===== Data listing =====

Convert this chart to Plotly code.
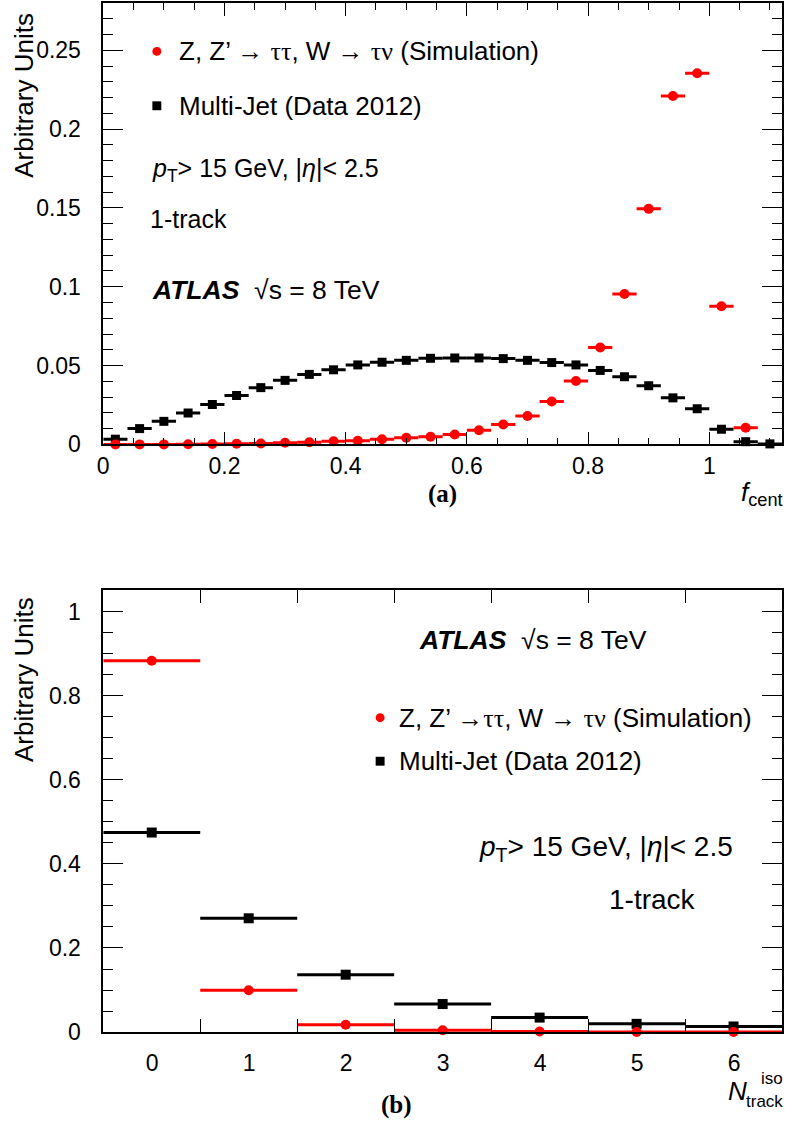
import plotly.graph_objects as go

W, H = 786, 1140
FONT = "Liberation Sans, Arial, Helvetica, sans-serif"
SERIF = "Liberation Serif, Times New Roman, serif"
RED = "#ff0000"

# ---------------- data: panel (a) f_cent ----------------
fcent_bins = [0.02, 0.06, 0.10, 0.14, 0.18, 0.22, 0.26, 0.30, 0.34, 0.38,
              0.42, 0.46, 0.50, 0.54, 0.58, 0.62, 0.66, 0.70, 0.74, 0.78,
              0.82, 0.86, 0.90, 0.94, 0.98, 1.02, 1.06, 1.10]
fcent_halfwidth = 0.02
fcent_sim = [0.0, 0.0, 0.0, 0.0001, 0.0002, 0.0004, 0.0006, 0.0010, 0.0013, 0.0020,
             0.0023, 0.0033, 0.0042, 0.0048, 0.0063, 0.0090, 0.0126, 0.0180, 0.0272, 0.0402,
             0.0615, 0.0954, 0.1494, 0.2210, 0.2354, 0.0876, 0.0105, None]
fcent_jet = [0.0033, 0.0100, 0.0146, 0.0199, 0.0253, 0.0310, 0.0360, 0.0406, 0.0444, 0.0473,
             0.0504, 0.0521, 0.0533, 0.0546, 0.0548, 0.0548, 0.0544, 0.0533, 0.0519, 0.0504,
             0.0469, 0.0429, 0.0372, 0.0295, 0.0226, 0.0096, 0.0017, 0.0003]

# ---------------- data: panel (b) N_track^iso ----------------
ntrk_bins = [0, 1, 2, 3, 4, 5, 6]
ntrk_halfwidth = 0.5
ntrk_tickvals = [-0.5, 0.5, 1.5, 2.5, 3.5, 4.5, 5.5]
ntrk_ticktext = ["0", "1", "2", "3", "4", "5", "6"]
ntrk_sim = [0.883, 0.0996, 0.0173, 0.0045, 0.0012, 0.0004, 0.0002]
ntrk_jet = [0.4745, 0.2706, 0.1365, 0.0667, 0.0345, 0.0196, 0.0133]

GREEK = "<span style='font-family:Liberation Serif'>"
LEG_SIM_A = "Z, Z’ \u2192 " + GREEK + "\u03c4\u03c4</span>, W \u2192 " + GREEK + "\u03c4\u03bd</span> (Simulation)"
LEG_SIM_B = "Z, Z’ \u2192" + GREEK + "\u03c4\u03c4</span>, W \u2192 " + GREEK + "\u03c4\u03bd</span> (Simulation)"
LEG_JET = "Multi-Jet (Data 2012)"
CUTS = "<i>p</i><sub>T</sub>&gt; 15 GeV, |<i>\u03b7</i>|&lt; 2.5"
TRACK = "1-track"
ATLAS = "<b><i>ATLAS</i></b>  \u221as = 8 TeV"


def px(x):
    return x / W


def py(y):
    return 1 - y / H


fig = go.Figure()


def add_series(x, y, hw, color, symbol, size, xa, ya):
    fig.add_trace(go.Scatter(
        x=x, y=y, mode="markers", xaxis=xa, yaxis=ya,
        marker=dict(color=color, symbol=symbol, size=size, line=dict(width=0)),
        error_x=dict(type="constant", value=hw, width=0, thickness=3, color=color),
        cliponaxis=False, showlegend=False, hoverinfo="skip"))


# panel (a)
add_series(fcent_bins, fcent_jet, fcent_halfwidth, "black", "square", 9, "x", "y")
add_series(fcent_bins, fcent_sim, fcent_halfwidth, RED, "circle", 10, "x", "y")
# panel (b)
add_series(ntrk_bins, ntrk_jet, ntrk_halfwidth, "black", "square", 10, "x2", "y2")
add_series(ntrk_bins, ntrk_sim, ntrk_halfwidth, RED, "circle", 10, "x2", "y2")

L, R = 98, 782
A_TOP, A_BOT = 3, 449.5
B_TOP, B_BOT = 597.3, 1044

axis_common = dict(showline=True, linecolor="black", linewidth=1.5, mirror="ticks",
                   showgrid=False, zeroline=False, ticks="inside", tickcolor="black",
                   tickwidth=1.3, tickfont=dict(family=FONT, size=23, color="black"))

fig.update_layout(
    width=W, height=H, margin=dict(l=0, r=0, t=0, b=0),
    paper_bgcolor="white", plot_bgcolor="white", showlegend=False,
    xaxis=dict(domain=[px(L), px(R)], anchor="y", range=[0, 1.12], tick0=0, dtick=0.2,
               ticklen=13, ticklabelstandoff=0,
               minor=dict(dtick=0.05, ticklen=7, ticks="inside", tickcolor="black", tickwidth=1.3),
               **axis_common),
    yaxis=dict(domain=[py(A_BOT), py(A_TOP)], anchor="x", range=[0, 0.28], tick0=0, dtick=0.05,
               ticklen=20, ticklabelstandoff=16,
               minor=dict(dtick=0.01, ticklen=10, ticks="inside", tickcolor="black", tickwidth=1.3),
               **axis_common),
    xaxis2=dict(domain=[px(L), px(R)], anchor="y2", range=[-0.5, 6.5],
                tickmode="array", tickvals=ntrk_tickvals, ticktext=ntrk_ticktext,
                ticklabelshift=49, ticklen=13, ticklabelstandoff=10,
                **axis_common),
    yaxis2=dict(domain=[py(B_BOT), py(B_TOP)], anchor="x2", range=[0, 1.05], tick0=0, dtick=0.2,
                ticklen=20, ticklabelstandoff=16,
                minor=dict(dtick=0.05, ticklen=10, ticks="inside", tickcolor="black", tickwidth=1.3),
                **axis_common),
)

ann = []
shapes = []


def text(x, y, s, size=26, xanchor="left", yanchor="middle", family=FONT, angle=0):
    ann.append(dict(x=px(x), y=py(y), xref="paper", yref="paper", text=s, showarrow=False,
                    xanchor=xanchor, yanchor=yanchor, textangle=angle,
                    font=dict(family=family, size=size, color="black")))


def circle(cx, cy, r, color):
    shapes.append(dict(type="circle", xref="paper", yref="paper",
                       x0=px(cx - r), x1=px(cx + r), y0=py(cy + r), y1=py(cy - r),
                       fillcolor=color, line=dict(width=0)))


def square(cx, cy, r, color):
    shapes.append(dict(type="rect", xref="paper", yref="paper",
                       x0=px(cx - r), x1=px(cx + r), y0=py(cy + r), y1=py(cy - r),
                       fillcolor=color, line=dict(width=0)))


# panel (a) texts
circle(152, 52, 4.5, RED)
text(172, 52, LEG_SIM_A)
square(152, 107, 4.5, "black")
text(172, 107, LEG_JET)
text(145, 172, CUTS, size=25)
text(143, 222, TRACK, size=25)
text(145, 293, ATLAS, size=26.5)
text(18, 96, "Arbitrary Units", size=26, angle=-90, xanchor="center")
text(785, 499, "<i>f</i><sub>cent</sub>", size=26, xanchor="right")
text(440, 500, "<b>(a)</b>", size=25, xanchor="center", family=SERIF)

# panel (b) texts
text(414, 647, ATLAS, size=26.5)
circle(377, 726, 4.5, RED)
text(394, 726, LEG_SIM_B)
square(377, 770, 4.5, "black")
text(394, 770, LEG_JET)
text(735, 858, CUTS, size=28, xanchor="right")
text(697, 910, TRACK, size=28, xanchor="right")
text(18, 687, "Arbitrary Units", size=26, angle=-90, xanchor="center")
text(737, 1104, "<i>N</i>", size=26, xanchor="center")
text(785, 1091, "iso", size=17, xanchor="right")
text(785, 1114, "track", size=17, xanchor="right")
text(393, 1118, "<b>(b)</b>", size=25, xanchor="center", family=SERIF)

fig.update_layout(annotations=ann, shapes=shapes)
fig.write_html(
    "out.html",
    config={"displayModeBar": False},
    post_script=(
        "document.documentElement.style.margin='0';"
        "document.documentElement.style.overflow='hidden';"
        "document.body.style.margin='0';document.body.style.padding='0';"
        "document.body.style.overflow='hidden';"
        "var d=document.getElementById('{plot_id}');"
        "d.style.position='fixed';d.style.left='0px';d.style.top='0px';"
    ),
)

=====
===== Data listing =====

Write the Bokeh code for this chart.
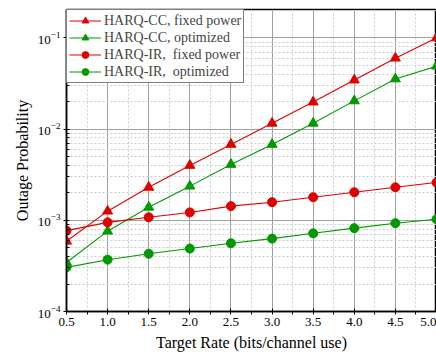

=====
===== Data listing =====

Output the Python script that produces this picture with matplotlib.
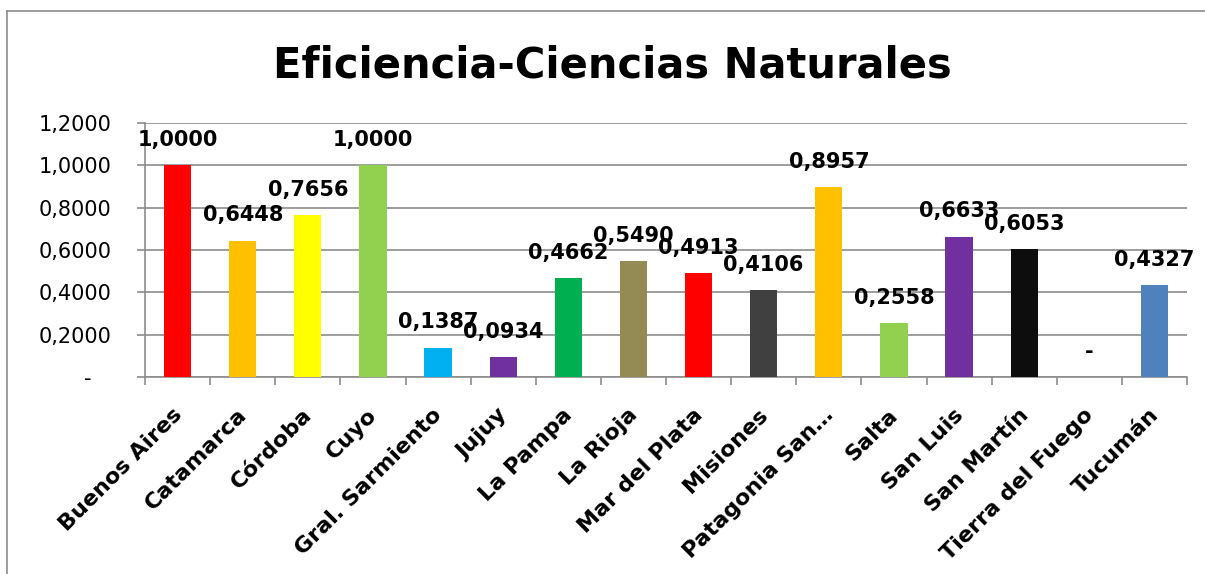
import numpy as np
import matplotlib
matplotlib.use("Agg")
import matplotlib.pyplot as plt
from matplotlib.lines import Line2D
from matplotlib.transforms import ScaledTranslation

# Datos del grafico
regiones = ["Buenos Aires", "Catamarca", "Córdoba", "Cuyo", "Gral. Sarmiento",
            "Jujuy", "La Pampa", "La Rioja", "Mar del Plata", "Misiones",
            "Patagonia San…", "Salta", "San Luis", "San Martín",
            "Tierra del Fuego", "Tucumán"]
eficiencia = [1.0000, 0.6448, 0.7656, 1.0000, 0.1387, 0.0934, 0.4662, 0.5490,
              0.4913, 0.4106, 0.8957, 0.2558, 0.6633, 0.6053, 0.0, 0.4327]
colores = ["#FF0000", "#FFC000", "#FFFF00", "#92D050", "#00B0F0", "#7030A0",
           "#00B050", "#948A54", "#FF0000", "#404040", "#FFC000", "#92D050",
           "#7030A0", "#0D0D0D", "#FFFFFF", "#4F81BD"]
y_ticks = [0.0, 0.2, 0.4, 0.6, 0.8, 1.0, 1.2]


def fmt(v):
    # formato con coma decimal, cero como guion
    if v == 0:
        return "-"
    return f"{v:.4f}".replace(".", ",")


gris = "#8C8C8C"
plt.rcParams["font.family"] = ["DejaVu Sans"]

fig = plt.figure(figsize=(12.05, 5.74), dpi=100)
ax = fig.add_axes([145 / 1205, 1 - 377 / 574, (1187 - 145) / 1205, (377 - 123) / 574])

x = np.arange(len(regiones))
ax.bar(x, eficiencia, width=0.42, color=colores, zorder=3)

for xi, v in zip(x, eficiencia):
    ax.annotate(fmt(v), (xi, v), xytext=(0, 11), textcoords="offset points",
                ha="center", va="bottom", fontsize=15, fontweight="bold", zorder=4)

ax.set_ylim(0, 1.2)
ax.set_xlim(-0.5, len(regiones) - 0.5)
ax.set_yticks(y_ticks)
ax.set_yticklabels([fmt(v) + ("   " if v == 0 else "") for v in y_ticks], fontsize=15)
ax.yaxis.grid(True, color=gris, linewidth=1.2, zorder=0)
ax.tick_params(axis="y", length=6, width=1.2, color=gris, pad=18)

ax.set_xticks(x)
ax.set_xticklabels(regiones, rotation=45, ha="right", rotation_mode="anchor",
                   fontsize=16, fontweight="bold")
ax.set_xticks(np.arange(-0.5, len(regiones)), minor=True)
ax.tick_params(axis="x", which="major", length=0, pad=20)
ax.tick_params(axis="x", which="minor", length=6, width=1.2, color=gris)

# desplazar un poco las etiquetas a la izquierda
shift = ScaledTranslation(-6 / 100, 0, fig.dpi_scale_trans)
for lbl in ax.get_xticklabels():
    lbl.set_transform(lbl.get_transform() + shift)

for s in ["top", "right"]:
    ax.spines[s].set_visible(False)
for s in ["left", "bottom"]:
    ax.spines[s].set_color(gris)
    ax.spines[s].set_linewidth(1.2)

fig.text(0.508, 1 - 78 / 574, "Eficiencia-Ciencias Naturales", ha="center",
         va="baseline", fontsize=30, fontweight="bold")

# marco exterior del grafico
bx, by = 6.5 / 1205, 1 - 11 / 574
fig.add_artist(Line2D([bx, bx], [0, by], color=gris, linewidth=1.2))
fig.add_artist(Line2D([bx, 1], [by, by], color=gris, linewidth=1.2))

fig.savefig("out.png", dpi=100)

=====

Exercise directions: What's needed is an exact copy of the records above from the line containing "Output the Python" down to the line containing "from matplotlib.transforms import", both included, without any pictures.

Exercise result:
Output the Python script that produces this picture with matplotlib.
import numpy as np
import matplotlib
matplotlib.use("Agg")
import matplotlib.pyplot as plt
from matplotlib.lines import Line2D
from matplotlib.transforms import ScaledTranslation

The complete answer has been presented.